Depois descobrimos que a moça é uma dropout de Harvard, que abandonou o Direito em prol dos cookies. Esta capetinha terminará de lançar Harold Crick para longe de sua monotonia conservadora a que já se acostumara. Já suas sessões de quase-psicoterapia com o professor, super sabido em questões de Letras, levam Crick a perceber que ele tem ambições não cumpridas que dormem como brasa por baixo das cinzas – “eu sempre quis que minha vida fosse mais musical, sempre quis aprender a tocar a guitarra.”
A graça do filme está nesta afirmação, que me parece tão realista quanto tragicômica – não, não há aí nenhuma contradição! – de que a consciência da mortalidade (e ainda pior: uma morte iminente!) tira dos trilhos da normalidade e abre as comportas para todos os dramas e trapalhadas do amor – um negócio onde existe tanto encontro quanto desencontro…
Pra terminar de deixar o roteiro supimpa criou-se uma “situação fatal” que dá muita food for thought em matéria de ética: Harold Crick é conduzido por sua autora a lançar-se, num ímpeto supra-racional, no salvamento de um menino ciclista que tropeçou e estava prestes a ser atropelado por um ônibus. Tentando salvar a criança do atropelo, o que ele faz com sucesso, Crick acaba sendo atropelado. Tá lá um corpo estendido no chão – e uma cabeça desacordada numa poça de sangue recebe o rumor dos transeuntes que comentam “eu acho que ele não está respirando.”
O filme brinca então – brincalhão que é com os processos de roteirização e criação de histórias, que ele subverte desde dentro em uma metalinguagem de um brilhantismo que evoca o Truffaut ou o Fellini de Oito e Meio – com os finais alternativos: em um final, Crick morre e o livro é uma obra-prima da história dos romances em língua inglesa. Em outro final, Crick sobrevive, mas o livro é só okay – e okay é pouca coisa pra quem poderia ter escrito uma masterpiece.
Porém, Crick ficar vivo tem outro sentido: indica que a própria escritora rompeu com sua própria monotonia, com sua própria unidimensionalidade, experimentou não matar seu herói, dar a ele uma chance, afinal ele mostrou ter qualidades morais, depois do derail a ele imposto por um relógio mal calibrado num horário errado, numa jornada que o revelou como capaz do sacrifício supremo em prol de outrem. A criança ciclista, é claro, mas também o auto-sacrifício em nome da obra de outrem. Um cara que se dispõe a morrer pela boa arte, conclui a autora, é um cara que você perde a vontade de matar.
Para encerrar, algumas palavras sobre o fim: Mais Estranho Que a Ficção é brilhante na sua postulação de finais alternativos.
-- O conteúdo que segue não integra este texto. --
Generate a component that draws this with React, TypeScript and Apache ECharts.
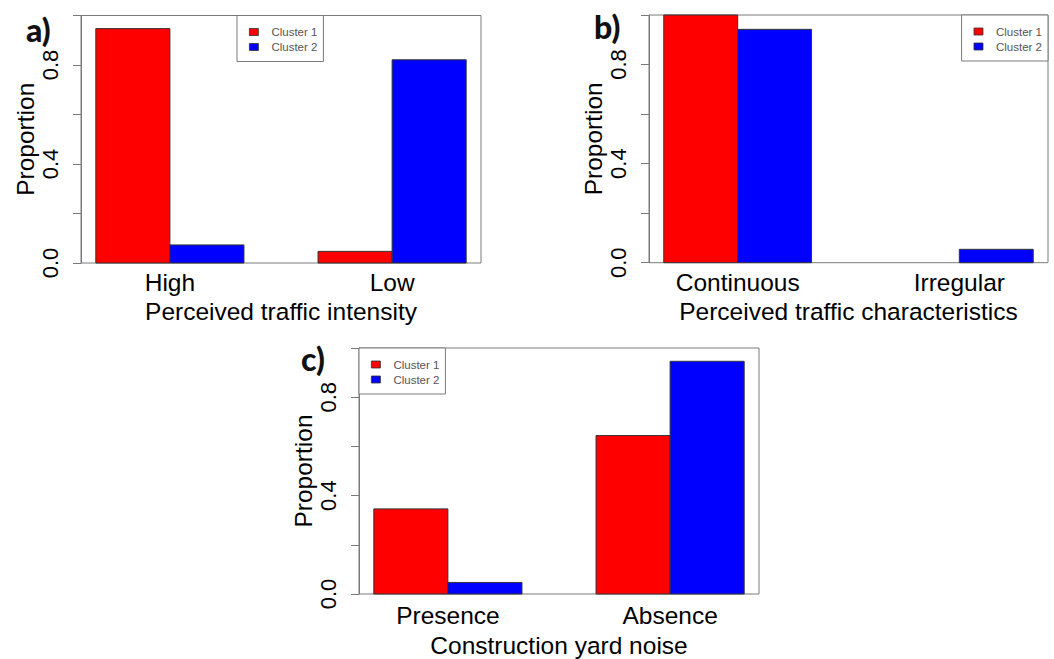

A princípio, Harold Crick morre no final 1, atropelado pelo ônibus, tornando-se assim um “herói moral”, capaz do sacrifício impulsivo de si para salvar o pequeno ciclista, uma perda trágica de sua existência mas que o enobrece pelo seu gesto de despedida. O personagem de Dustin Hoffmann ama este final. Mas a escritora decide que não, não vai mais matar o protagonista, cansou da mesmice que critica no Harold Crick das primeiras linhas, quer deixar este cara vivo (ainda que todo fraturado e fodido), quer tentar, para além do trágico, os confortos do alívio cômico e dos the end de comédia romântica…
Há uma reflexão muito interessante de Christopher Vogler sobre porquê gostamos tantos de protagonistas mortos – e também os roteiristas de cinema gostam deles: “todos apreciamos sentir um pouco o gosto da morte. Seu amargor faz a vida assumir um sabor mais doce. Qualquer um que tenha sobrevivido a uma experiência de quase morte real, um quase acidente repentino de carro ou avião, sabe que por algum tempo depois do acontecimento as cores parecem mais nítidas, a família e os amigos mais importantes e o tempo mais precioso. A proximidade da morte torna a vida mais real.” (VOGLER, A Jornada do Escritor, São Paulo: Aleph, 2015, p. 222)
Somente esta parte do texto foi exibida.